## start GIVEN INFORMATION

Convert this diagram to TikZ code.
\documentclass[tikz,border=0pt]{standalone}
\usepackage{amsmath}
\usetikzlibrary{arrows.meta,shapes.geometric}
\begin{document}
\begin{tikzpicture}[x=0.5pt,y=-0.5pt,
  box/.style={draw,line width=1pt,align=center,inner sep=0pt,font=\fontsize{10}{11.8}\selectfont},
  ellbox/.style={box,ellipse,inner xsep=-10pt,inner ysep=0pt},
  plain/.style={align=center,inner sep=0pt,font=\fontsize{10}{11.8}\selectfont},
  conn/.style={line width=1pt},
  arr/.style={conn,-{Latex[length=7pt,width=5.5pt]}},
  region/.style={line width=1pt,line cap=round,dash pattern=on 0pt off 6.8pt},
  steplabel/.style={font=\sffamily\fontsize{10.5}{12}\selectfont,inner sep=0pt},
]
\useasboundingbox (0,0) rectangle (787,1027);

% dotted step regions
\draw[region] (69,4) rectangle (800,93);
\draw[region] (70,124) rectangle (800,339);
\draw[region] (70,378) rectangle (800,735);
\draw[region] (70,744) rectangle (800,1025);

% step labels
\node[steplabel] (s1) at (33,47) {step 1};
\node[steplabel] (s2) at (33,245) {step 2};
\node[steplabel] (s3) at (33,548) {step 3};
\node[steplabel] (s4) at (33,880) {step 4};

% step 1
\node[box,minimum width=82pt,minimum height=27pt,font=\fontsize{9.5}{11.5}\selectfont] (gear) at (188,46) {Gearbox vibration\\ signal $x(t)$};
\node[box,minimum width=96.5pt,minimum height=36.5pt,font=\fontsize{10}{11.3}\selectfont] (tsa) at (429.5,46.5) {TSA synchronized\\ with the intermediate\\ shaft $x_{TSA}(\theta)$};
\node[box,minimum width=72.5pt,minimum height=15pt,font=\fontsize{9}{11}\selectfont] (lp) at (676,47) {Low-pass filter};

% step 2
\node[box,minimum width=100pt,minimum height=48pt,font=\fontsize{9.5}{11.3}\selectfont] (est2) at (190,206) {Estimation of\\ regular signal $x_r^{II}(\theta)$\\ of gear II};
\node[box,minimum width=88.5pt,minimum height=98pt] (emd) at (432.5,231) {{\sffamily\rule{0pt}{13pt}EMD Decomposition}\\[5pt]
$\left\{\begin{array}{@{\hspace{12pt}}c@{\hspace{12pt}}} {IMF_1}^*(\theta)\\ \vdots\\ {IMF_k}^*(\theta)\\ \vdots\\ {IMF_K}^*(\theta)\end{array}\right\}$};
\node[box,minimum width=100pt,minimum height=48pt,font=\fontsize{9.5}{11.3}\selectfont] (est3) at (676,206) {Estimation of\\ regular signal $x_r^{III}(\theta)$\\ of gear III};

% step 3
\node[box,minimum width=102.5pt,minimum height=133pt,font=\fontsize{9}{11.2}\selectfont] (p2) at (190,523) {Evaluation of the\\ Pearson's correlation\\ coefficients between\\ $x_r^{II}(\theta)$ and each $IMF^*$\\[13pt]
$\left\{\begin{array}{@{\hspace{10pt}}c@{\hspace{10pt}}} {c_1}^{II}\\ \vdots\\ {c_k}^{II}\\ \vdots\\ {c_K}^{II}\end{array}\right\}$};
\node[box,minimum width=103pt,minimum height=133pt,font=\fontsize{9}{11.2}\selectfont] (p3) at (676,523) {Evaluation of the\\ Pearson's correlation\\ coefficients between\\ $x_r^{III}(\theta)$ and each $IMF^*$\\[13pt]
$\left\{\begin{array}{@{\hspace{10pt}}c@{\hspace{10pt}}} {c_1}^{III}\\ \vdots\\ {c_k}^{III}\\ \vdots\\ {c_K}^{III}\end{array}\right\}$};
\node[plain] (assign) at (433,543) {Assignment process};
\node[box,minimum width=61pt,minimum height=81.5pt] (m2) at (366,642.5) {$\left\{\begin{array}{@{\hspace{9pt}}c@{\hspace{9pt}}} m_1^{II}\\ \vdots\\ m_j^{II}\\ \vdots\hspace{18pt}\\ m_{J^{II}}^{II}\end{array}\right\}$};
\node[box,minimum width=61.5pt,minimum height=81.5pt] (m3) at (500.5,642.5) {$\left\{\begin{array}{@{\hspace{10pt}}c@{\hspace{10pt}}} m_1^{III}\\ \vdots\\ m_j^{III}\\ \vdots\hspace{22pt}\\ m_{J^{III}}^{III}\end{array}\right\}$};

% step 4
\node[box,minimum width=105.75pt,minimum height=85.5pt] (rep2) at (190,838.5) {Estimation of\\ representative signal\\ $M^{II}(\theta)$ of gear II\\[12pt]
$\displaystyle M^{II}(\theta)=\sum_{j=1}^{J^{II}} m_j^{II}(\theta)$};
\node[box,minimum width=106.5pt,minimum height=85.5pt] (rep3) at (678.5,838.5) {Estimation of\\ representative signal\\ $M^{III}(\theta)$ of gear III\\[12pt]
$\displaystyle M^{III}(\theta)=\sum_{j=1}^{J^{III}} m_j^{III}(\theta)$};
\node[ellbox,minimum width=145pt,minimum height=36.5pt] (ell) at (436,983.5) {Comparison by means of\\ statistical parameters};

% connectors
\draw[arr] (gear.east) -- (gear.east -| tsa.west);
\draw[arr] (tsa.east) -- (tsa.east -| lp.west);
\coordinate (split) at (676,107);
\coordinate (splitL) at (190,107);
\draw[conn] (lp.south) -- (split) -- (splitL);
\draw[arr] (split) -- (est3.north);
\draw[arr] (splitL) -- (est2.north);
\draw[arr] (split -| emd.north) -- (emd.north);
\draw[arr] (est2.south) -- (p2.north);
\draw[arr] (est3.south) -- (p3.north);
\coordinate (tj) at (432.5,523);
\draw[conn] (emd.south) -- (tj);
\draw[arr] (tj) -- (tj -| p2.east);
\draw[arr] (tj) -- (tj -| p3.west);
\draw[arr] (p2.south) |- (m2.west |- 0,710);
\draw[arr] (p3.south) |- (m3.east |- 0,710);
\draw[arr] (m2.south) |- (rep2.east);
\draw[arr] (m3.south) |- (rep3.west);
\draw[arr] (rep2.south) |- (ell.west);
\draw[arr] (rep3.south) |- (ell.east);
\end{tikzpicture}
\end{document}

## end GIVEN INFORMATION
## start GIVEN INFORMATION

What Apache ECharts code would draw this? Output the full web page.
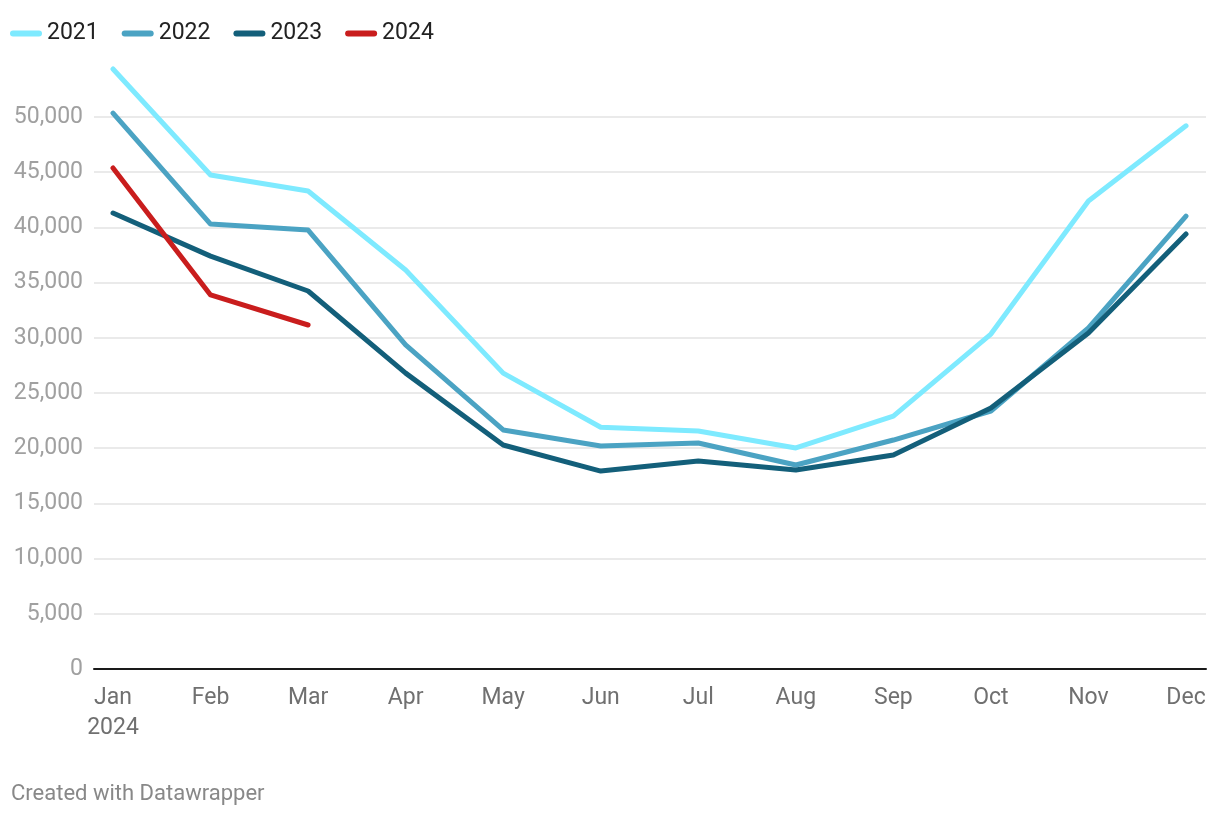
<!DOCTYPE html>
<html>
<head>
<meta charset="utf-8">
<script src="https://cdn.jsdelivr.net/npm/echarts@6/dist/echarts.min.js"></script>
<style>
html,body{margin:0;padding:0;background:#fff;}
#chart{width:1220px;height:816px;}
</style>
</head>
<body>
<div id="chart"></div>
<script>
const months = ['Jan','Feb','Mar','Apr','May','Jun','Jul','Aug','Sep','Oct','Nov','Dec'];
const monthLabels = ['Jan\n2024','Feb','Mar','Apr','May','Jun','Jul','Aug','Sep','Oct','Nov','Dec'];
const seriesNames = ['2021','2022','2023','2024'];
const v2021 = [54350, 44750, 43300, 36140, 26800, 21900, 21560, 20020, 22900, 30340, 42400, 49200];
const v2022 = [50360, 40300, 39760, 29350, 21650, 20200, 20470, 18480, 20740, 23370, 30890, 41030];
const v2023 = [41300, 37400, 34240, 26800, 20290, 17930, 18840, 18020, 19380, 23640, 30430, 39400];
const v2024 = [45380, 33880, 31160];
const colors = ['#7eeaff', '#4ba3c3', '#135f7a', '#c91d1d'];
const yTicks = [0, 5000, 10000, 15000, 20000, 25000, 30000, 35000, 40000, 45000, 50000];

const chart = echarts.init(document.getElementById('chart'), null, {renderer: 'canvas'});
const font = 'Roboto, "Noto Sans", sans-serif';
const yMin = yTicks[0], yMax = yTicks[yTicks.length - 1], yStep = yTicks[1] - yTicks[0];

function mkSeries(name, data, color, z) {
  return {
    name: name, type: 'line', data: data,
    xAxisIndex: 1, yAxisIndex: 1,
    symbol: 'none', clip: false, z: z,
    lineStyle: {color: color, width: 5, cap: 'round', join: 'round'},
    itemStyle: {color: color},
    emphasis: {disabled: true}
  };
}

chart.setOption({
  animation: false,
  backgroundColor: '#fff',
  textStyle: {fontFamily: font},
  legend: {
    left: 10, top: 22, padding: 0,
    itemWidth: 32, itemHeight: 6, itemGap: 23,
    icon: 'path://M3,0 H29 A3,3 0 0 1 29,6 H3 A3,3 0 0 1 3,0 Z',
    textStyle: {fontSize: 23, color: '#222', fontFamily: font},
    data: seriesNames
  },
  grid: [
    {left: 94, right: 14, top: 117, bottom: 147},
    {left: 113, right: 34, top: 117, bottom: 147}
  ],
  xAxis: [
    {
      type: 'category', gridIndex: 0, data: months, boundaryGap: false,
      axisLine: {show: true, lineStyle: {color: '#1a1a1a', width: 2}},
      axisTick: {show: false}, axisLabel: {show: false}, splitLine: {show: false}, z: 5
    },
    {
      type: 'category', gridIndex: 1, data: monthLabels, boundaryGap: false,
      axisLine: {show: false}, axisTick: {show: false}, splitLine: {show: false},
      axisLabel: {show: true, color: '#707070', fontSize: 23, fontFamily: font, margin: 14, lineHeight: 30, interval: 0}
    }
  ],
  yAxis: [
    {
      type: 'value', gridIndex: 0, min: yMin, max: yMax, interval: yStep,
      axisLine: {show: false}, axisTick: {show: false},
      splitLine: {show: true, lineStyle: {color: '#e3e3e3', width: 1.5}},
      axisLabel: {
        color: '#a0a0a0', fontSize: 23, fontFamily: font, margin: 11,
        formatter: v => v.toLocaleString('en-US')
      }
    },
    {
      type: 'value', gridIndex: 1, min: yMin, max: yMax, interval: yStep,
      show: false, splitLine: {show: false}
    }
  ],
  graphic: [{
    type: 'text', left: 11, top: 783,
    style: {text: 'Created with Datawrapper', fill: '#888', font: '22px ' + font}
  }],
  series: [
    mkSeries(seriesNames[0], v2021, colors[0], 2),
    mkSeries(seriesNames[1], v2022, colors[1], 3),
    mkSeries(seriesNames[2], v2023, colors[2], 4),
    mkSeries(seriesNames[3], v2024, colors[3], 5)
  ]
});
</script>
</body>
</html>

## end GIVEN INFORMATION
## start GIVEN INFORMATION

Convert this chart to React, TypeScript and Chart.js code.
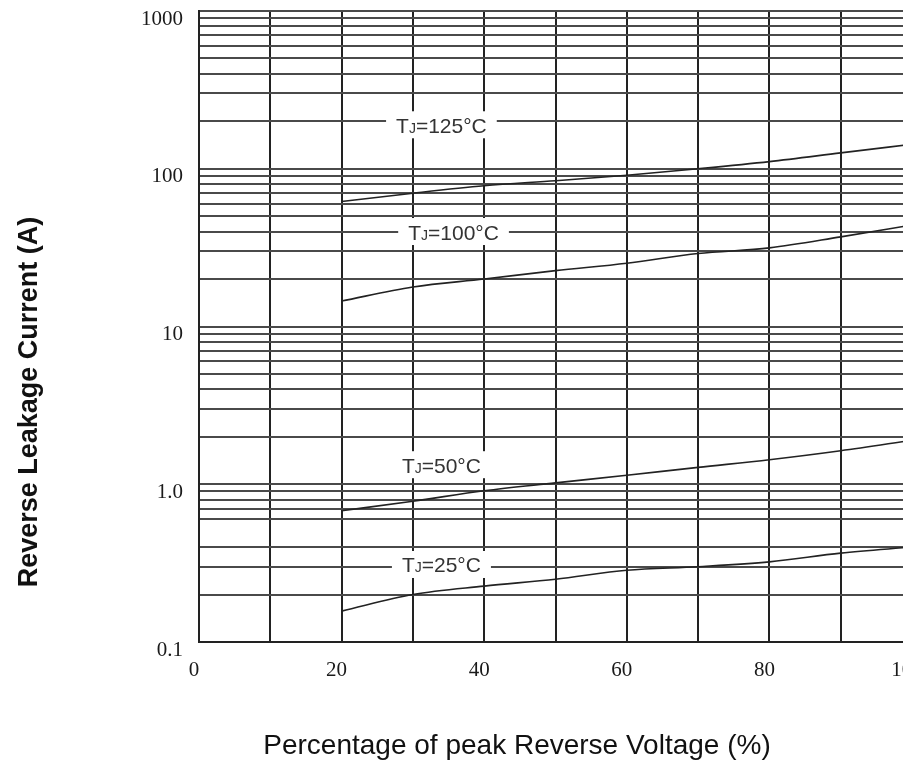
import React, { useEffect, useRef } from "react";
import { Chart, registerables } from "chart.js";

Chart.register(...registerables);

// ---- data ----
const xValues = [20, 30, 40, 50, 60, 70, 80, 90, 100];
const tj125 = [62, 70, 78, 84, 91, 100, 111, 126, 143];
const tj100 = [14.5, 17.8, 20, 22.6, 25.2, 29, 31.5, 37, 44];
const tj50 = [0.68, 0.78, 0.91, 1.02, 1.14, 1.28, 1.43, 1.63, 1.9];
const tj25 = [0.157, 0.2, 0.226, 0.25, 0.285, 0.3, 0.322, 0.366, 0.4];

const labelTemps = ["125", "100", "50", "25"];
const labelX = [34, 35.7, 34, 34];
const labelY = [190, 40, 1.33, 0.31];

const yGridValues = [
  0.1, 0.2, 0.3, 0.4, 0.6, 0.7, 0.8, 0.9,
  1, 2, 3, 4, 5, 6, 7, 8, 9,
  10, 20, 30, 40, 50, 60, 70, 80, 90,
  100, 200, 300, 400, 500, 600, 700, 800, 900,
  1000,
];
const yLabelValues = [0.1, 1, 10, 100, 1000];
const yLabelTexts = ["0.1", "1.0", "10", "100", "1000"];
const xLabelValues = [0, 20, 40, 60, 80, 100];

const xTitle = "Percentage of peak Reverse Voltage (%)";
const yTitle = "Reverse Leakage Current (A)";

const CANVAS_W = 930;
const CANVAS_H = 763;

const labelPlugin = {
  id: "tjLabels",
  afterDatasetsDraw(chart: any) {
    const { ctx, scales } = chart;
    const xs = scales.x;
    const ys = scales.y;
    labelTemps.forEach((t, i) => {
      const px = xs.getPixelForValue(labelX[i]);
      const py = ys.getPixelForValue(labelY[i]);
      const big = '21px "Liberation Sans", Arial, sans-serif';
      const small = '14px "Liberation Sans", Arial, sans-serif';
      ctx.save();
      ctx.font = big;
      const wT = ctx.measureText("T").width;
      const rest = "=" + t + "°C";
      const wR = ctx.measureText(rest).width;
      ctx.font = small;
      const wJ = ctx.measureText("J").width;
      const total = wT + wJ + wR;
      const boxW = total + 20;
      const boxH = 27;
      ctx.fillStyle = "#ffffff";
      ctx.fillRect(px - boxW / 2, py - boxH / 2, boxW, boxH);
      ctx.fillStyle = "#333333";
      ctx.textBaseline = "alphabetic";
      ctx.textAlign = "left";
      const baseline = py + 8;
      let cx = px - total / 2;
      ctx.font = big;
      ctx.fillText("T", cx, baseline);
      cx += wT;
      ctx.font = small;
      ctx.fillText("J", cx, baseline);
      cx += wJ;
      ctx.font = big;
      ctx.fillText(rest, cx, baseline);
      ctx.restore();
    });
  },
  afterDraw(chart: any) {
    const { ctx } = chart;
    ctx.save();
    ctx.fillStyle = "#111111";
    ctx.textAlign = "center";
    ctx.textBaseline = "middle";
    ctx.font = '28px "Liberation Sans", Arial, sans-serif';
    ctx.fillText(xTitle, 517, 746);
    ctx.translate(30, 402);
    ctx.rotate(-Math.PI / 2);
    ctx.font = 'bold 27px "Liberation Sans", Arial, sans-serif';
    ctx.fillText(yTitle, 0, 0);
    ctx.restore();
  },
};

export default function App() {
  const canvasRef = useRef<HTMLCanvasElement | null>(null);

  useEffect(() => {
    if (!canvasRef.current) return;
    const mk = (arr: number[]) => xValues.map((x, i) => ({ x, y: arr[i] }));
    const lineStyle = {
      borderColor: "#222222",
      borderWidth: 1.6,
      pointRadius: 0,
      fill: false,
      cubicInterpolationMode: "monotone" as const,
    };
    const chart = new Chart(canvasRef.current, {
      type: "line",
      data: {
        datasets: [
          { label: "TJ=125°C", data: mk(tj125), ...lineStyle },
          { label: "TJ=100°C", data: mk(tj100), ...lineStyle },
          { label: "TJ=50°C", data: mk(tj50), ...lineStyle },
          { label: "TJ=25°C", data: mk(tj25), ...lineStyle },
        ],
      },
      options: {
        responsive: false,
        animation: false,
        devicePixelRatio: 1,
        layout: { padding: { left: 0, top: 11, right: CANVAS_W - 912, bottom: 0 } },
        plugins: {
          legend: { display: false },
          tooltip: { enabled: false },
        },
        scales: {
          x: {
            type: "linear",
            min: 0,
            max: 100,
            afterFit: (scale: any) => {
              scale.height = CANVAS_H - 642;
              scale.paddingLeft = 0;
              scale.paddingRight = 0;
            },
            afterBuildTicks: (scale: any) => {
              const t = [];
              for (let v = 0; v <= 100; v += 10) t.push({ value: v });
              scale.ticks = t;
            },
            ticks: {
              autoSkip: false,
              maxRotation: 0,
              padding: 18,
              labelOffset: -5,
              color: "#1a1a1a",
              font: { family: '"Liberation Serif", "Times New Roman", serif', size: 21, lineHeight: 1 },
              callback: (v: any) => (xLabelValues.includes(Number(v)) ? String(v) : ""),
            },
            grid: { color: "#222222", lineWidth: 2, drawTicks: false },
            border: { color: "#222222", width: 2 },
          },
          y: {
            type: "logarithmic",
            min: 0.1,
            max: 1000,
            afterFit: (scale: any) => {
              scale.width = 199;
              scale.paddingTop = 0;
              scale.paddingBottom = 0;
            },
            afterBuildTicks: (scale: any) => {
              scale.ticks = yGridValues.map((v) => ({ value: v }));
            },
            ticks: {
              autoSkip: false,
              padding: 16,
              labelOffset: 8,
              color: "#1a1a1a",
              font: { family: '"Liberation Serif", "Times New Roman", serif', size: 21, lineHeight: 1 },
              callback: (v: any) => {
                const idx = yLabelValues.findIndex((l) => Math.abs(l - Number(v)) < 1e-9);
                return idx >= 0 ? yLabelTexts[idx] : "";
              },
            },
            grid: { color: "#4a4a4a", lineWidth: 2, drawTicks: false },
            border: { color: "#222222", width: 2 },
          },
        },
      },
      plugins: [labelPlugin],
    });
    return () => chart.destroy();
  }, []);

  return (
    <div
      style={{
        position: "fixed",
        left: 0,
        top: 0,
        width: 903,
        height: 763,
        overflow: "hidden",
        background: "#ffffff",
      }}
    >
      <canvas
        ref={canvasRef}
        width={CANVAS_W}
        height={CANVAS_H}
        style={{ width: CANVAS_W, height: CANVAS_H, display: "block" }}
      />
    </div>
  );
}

## end GIVEN INFORMATION

Any pictures should be left out. Reproduce every line from the one holding "Convert this chart" down to the one holding "const CANVAS_H = 763;", both of those lines included.

## [OUTPUT FOR THIS TASK]
Convert this chart to React, TypeScript and Chart.js code.
import React, { useEffect, useRef } from "react";
import { Chart, registerables } from "chart.js";

Chart.register(...registerables);

// ---- data ----
const xValues = [20, 30, 40, 50, 60, 70, 80, 90, 100];
const tj125 = [62, 70, 78, 84, 91, 100, 111, 126, 143];
const tj100 = [14.5, 17.8, 20, 22.6, 25.2, 29, 31.5, 37, 44];
const tj50 = [0.68, 0.78, 0.91, 1.02, 1.14, 1.28, 1.43, 1.63, 1.9];
const tj25 = [0.157, 0.2, 0.226, 0.25, 0.285, 0.3, 0.322, 0.366, 0.4];

const labelTemps = ["125", "100", "50", "25"];
const labelX = [34, 35.7, 34, 34];
const labelY = [190, 40, 1.33, 0.31];

const yGridValues = [
  0.1, 0.2, 0.3, 0.4, 0.6, 0.7, 0.8, 0.9,
  1, 2, 3, 4, 5, 6, 7, 8, 9,
  10, 20, 30, 40, 50, 60, 70, 80, 90,
  100, 200, 300, 400, 500, 600, 700, 800, 900,
  1000,
];
const yLabelValues = [0.1, 1, 10, 100, 1000];
const yLabelTexts = ["0.1", "1.0", "10", "100", "1000"];
const xLabelValues = [0, 20, 40, 60, 80, 100];

const xTitle = "Percentage of peak Reverse Voltage (%)";
const yTitle = "Reverse Leakage Current (A)";

const CANVAS_W = 930;
const CANVAS_H = 763;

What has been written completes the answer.